Cold storage comes with its own problems, as became all too clear to Howell when he figured out he had thrown his bitcoins in the trash. Jered Kenna, co-founder of bitcoin exchange Tradehill, says cold storage is the best approach today, but he acknowledges that it’s all too easy to get wrong. “I wouldn’t want my mom trying to make an encrypted backup of her bitcoins,” he says. “I have friends that are cryptography experts who have accidentally lost coins trying to protect them.” One programmer Kenna knows lost 7,000 bitcoins that way, a sum today worth almost $7 million.

People running bitcoin companies are also wrestling with how to secure the digital wealth. Kenna’s company, like many others, keeps most funds in cold storage with stringent access protocols, while maintaining a smaller “hot wallet” online for day-to-day business. In regulatory filings with the SEC this summer, Cameron and Tyler Winklevoss said they had a system of safety deposit boxes in banks around the country to safeguard the bitcoins held by their investment trust.
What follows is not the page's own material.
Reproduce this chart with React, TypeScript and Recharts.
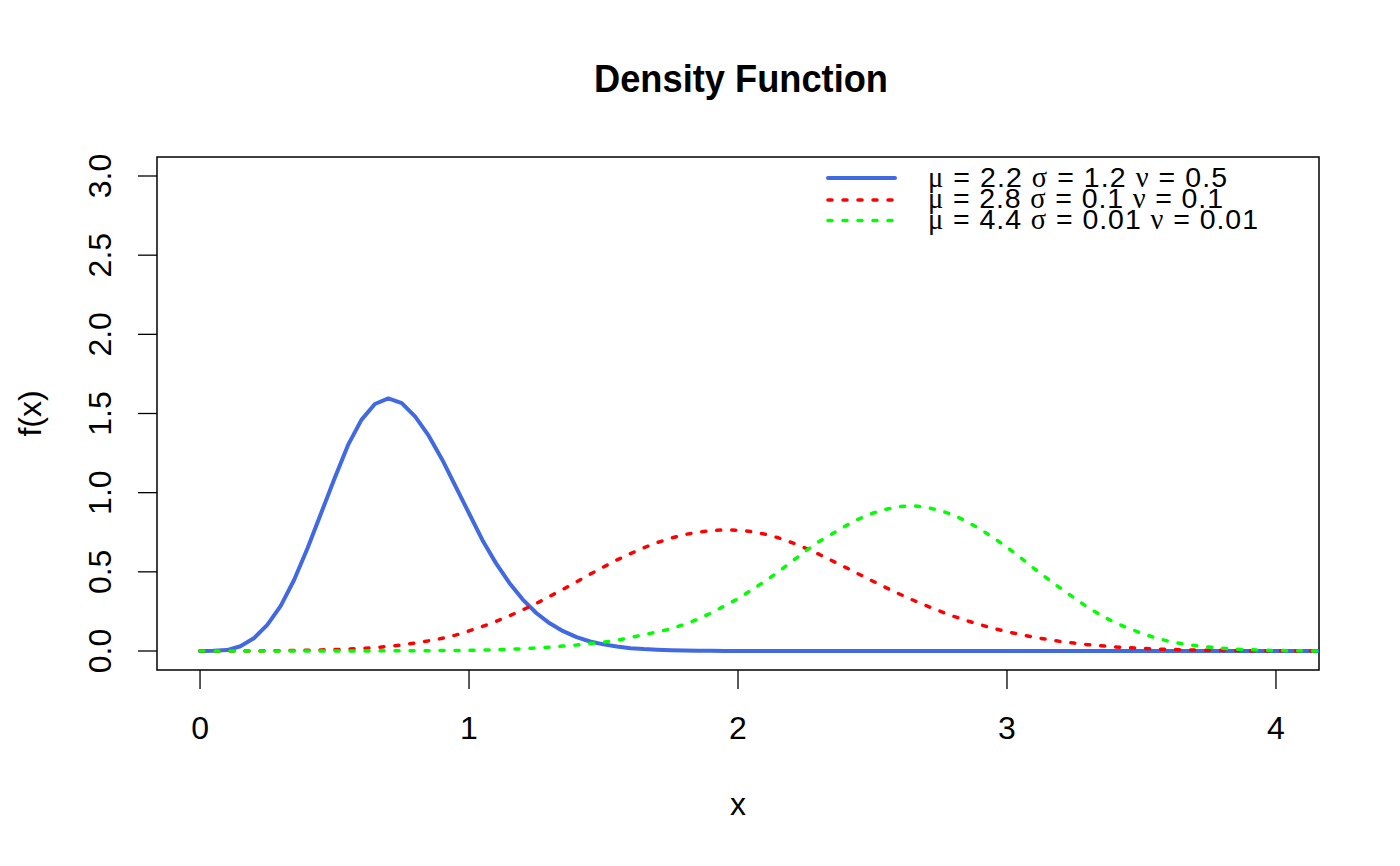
import React from 'react';
import { LineChart, Line, XAxis, YAxis, Legend, ReferenceArea, Label } from 'recharts';

const xValues = [
  0, 0.05, 0.1, 0.15, 0.2, 0.25, 0.3, 0.35, 0.4, 0.45,
  0.5, 0.55, 0.6, 0.65, 0.7, 0.75, 0.8, 0.85, 0.9, 0.95,
  1, 1.05, 1.1, 1.15, 1.2, 1.25, 1.3, 1.35, 1.4, 1.45,
  1.5, 1.55, 1.6, 1.65, 1.7, 1.75, 1.8, 1.85, 1.9, 1.95,
  2, 2.05, 2.1, 2.15, 2.2, 2.25, 2.3, 2.35, 2.4, 2.45,
  2.5, 2.55, 2.6, 2.65, 2.7, 2.75, 2.8, 2.85, 2.9, 2.95,
  3, 3.05, 3.1, 3.15, 3.2, 3.25, 3.3, 3.35, 3.4, 3.45,
  3.5, 3.55, 3.6, 3.65, 3.7, 3.75, 3.8, 3.85, 3.9, 3.95,
  4, 4.05, 4.1, 4.15, 4.2,
];

const blueDensity = [
  0, 0.001, 0.006, 0.03, 0.08, 0.165, 0.285, 0.45, 0.65, 0.87,
  1.09, 1.3, 1.46, 1.56, 1.595, 1.565, 1.48, 1.36, 1.21, 1.04,
  0.87, 0.7, 0.555, 0.43, 0.325, 0.24, 0.175, 0.125, 0.088, 0.06,
  0.042, 0.028, 0.018, 0.012, 0.008, 0.005, 0.003, 0.002, 0.001, 0.0007,
  0.0004, 0.0002, 0.0001, 0, 0, 0, 0, 0, 0, 0,
  0, 0, 0, 0, 0, 0, 0, 0, 0, 0,
  0, 0, 0, 0, 0, 0, 0, 0, 0, 0,
  0, 0, 0, 0, 0, 0, 0, 0, 0, 0,
  0, 0, 0, 0, 0,
];

const redDensity = [
  0, 0, 0, 0, 0.0005, 0.001, 0.002, 0.003, 0.005, 0.007,
  0.009, 0.012, 0.016, 0.021, 0.03, 0.038, 0.05, 0.064, 0.08, 0.1,
  0.127, 0.155, 0.187, 0.222, 0.26, 0.3, 0.345, 0.39, 0.437, 0.485,
  0.53, 0.575, 0.615, 0.652, 0.685, 0.712, 0.735, 0.75, 0.76, 0.765,
  0.763, 0.754, 0.738, 0.715, 0.685, 0.65, 0.612, 0.57, 0.528, 0.485,
  0.442, 0.4, 0.36, 0.322, 0.286, 0.252, 0.22, 0.192, 0.166, 0.143,
  0.122, 0.104, 0.087, 0.073, 0.06, 0.05, 0.04, 0.033, 0.026, 0.021,
  0.017, 0.013, 0.01, 0.008, 0.006, 0.005, 0.004, 0.003, 0.002, 0.0015,
  0.001, 0.0008, 0.0006, 0.0004, 0.0003,
];

const greenDensity = [
  0, 0, 0, 0, 0, 0, 0, 0, 0, 0,
  0.0002, 0.0003, 0.0005, 0.0007, 0.001, 0.0013, 0.0017, 0.0022, 0.0028, 0.0035,
  0.004, 0.006, 0.008, 0.011, 0.014, 0.019, 0.024, 0.031, 0.038, 0.047,
  0.056, 0.068, 0.085, 0.103, 0.12, 0.14, 0.168, 0.2, 0.24, 0.285,
  0.33, 0.385, 0.44, 0.5, 0.565, 0.63, 0.69, 0.74, 0.79, 0.835,
  0.87, 0.895, 0.912, 0.918, 0.908, 0.888, 0.86, 0.818, 0.77, 0.715,
  0.655, 0.59, 0.522, 0.458, 0.395, 0.335, 0.276, 0.225, 0.18, 0.145,
  0.112, 0.084, 0.062, 0.046, 0.034, 0.025, 0.017, 0.012, 0.008, 0.005,
  0.003, 0.002, 0.001, 0.0007, 0.0005,
];

const xTicks = [0, 1, 2, 3, 4];
const yTicks = [0, 0.5, 1, 1.5, 2, 2.5, 3];
const xDomain = [-0.16, 4.16];
const yDomain = [-0.12, 3.12];

const legendItems = [
  { key: 'blue', mu: '2.2', sigma: '1.2', nu: '0.5' },
  { key: 'red', mu: '2.8', sigma: '0.1', nu: '0.1' },
  { key: 'green', mu: '4.4', sigma: '0.01', nu: '0.01' },
];

const titleText = 'Density Function';
const xLabel = 'x';
const yLabel = 'f(x)';

const data = xValues.map((x, i) => ({
  x,
  blue: blueDensity[i],
  red: redDensity[i],
  green: greenDensity[i],
}));

const FONT = '"Liberation Sans", Arial, Helvetica, sans-serif';
const GREEK = '"Liberation Serif", "DejaVu Serif", serif';

const seriesStyle: Record<string, any> = {
  blue: { stroke: '#4169E1', strokeWidth: 4, dash: undefined },
  red: { stroke: '#FF0000', strokeWidth: 3.5, dash: '4 11' },
  green: { stroke: '#00FF00', strokeWidth: 3.5, dash: '4 11' },
};

const XTick = (props: any) => {
  const { x, y, payload } = props;
  return (
    <text x={x} y={y + 48} textAnchor="middle" fontSize={32} fontFamily={FONT} fill="#000">
      {String(payload.value)}
    </text>
  );
};

const YTick = (props: any) => {
  const { x, y, payload } = props;
  const bx = x - 25;
  return (
    <text
      x={bx}
      y={y}
      transform={`rotate(-90, ${bx}, ${y})`}
      textAnchor="middle"
      fontSize={32}
      fontFamily={FONT}
      fill="#000"
    >
      {Number(payload.value).toFixed(1)}
    </text>
  );
};

const legendWidths = [299, 295, 330];

const LegendContent = () => {
  const rowLineY = [18, 40, 60.5];
  const rowTextY = [27, 47.5, 68.5];
  return (
    <svg width={480} height={90} style={{ display: 'block', overflow: 'visible' }}>
      {legendItems.map((it, i) => {
        const s = seriesStyle[it.key];
        return (
          <g key={it.key}>
            <line
              x1={13}
              x2={80}
              y1={rowLineY[i]}
              y2={rowLineY[i]}
              stroke={s.stroke}
              strokeWidth={s.strokeWidth}
              strokeDasharray={s.dash}
              strokeLinecap="round"
            />
            <text
              x={113}
              y={rowTextY[i]}
              fontSize={28.5}
              fontFamily={FONT}
              fill="#000"
              textLength={legendWidths[i]}
              lengthAdjust="spacing"
            >
              <tspan fontFamily={GREEK}>μ</tspan>
              {` = ${it.mu} `}
              <tspan fontFamily={GREEK}>σ</tspan>
              {` = ${it.sigma} `}
              <tspan fontFamily={GREEK}>ν</tspan>
              {` = ${it.nu}`}
            </text>
          </g>
        );
      })}
    </svg>
  );
};

export default function App() {
  return (
    <div style={{ position: 'absolute', left: 0, top: 0, width: 1400, height: 866, background: '#fff' }}>
      <LineChart
        width={1400}
        height={866}
        data={data}
        margin={{ top: 157, right: 81, bottom: 0, left: 0 }}
      >
        <XAxis
          dataKey="x"
          type="number"
          domain={xDomain}
          ticks={xTicks}
          allowDataOverflow
          axisLine={false}
          tickSize={19}
          tickLine={{ stroke: '#000', strokeWidth: 1.3 }}
          tick={<XTick />}
          height={196}
        >
          <Label
            content={(p: any) => {
              const vb = p.viewBox || {};
              return (
                <text
                  x={vb.x + vb.width / 2}
                  y={vb.y + 145}
                  textAnchor="middle"
                  fontSize={32}
                  fontFamily={FONT}
                  fill="#000"
                >
                  {xLabel}
                </text>
              );
            }}
          />
        </XAxis>
        <YAxis
          type="number"
          domain={yDomain}
          ticks={yTicks}
          allowDataOverflow
          axisLine={false}
          tickSize={19}
          tickLine={{ stroke: '#000', strokeWidth: 1.3 }}
          tick={<YTick />}
          width={157}
        >
          <Label
            content={(p: any) => {
              const vb = p.viewBox || {};
              const cx = vb.x + 41;
              const cy = vb.y + vb.height / 2;
              return (
                <text
                  x={cx}
                  y={cy}
                  transform={`rotate(-90, ${cx}, ${cy})`}
                  textAnchor="middle"
                  fontSize={32}
                  fontFamily={FONT}
                  fill="#000"
                >
                  {yLabel}
                </text>
              );
            }}
          />
        </YAxis>
        {(['blue', 'red', 'green'] as const).map((k) => (
          <Line
            key={k}
            dataKey={k}
            type="linear"
            stroke={seriesStyle[k].stroke}
            strokeWidth={seriesStyle[k].strokeWidth}
            strokeDasharray={seriesStyle[k].dash}
            strokeLinecap="round"
            strokeLinejoin="round"
            dot={false}
            activeDot={false}
            isAnimationActive={false}
          />
        ))}
        <ReferenceArea
          x1={xDomain[0]}
          x2={xDomain[1]}
          y1={yDomain[0]}
          y2={yDomain[1]}
          fill="none"
          fillOpacity={0}
          stroke="#000"
          strokeWidth={1.5}
          ifOverflow="visible"
        />
        <Legend
          layout="vertical"
          verticalAlign="middle"
          align="center"
          content={<LegendContent />}
          wrapperStyle={{ position: 'absolute', left: 815, top: 160, width: 480, height: 90 }}
        />
      </LineChart>
      <svg
        width={1400}
        height={120}
        style={{ position: 'absolute', left: 0, top: 0, pointerEvents: 'none' }}
      >
        <text
          x={741}
          y={92}
          textAnchor="middle"
          fontSize={38.5}
          fontWeight="bold"
          fontFamily={FONT}
          fill="#000"
          textLength={294}
          lengthAdjust="spacingAndGlyphs"
        >
          {titleText}
        </text>
      </svg>
    </div>
  );
}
However, holding bitcoins offline slows down how quickly exchange services can operate. Kirsch once tried to transfer funds out of popular exchange Coinbase only to have to wait two hours while the company reshuffled funds between online and offline storage. “It doesn’t have to be that way,” Kirsch says. He is working with a company to create software that makes it easier to control a bitcoin wallet with minimal risk of loss and theft, but he won’t say how close to completion the project is.

Kenna says the lack of tools to make securing and managing bitcoins easy is hindering the currency’s adoption for payments and other commerce, and that no clear solution seems to be on the horizon. Even so, he remains confident that the potential for making money by selling such services or software means they will soon appear. The total value of all the bitcoins in circulation stands today at more than $11 billion. “This is a tremendous business opportunity,” Kenna says.